● DATA BLOCK
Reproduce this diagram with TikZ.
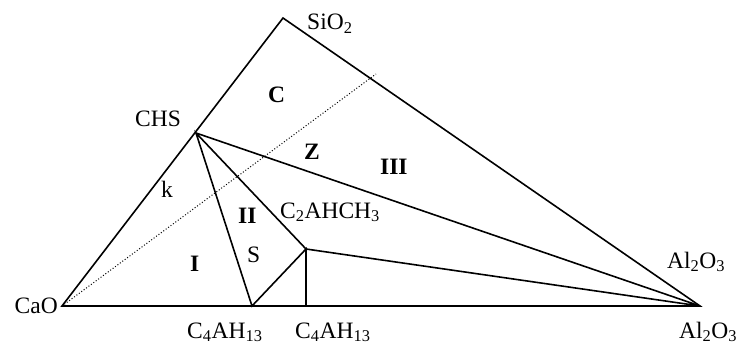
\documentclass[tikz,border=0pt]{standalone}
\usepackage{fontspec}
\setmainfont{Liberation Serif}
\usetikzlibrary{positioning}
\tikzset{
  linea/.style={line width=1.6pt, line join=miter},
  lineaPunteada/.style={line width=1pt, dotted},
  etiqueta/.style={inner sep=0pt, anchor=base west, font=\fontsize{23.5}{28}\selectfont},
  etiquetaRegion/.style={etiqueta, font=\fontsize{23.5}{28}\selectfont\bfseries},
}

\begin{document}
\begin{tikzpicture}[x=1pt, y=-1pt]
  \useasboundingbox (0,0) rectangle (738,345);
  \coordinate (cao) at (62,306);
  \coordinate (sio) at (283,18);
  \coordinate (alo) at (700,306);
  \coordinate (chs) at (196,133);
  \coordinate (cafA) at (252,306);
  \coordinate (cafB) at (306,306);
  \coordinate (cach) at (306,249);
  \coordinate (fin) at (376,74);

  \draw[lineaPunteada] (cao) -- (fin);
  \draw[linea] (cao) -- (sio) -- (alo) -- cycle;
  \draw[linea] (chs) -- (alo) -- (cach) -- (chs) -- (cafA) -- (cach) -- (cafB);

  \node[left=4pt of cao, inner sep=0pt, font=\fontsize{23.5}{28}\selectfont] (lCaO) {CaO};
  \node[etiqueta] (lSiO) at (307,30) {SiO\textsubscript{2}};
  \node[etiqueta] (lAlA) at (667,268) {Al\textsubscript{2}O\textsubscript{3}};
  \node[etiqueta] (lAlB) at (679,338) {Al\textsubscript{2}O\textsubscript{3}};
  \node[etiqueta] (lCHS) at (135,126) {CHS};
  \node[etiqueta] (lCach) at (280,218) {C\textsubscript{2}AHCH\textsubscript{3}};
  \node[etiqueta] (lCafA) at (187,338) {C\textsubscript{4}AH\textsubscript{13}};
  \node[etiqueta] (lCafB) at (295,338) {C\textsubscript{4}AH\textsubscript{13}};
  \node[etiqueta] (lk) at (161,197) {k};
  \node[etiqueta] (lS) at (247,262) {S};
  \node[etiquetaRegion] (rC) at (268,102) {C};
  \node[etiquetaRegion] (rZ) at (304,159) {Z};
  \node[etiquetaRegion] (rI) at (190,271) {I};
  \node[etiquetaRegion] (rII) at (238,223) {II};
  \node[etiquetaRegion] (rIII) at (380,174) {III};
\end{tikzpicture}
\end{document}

● WRITTEN PROBLEM
Retype the listing exactly. Pictures do not belong in the copy.

● SOLUTION TO THE PROBLEM
Reproduce this diagram with TikZ.
\documentclass[tikz,border=0pt]{standalone}
\usepackage{fontspec}
\setmainfont{Liberation Serif}
\usetikzlibrary{positioning}
\tikzset{
  linea/.style={line width=1.6pt, line join=miter},
  lineaPunteada/.style={line width=1pt, dotted},
  etiqueta/.style={inner sep=0pt, anchor=base west, font=\fontsize{23.5}{28}\selectfont},
  etiquetaRegion/.style={etiqueta, font=\fontsize{23.5}{28}\selectfont\bfseries},
}

\begin{document}
\begin{tikzpicture}[x=1pt, y=-1pt]
  \useasboundingbox (0,0) rectangle (738,345);
  \coordinate (cao) at (62,306);
  \coordinate (sio) at (283,18);
  \coordinate (alo) at (700,306);
  \coordinate (chs) at (196,133);
  \coordinate (cafA) at (252,306);
  \coordinate (cafB) at (306,306);
  \coordinate (cach) at (306,249);
  \coordinate (fin) at (376,74);

  \draw[lineaPunteada] (cao) -- (fin);
  \draw[linea] (cao) -- (sio) -- (alo) -- cycle;
  \draw[linea] (chs) -- (alo) -- (cach) -- (chs) -- (cafA) -- (cach) -- (cafB);

  \node[left=4pt of cao, inner sep=0pt, font=\fontsize{23.5}{28}\selectfont] (lCaO) {CaO};
  \node[etiqueta] (lSiO) at (307,30) {SiO\textsubscript{2}};
  \node[etiqueta] (lAlA) at (667,268) {Al\textsubscript{2}O\textsubscript{3}};
  \node[etiqueta] (lAlB) at (679,338) {Al\textsubscript{2}O\textsubscript{3}};
  \node[etiqueta] (lCHS) at (135,126) {CHS};
  \node[etiqueta] (lCach) at (280,218) {C\textsubscript{2}AHCH\textsubscript{3}};
  \node[etiqueta] (lCafA) at (187,338) {C\textsubscript{4}AH\textsubscript{13}};
  \node[etiqueta] (lCafB) at (295,338) {C\textsubscript{4}AH\textsubscript{13}};
  \node[etiqueta] (lk) at (161,197) {k};
  \node[etiqueta] (lS) at (247,262) {S};
  \node[etiquetaRegion] (rC) at (268,102) {C};
  \node[etiquetaRegion] (rZ) at (304,159) {Z};
  \node[etiquetaRegion] (rI) at (190,271) {I};
  \node[etiquetaRegion] (rII) at (238,223) {II};
  \node[etiquetaRegion] (rIII) at (380,174) {III};
\end{tikzpicture}
\end{document}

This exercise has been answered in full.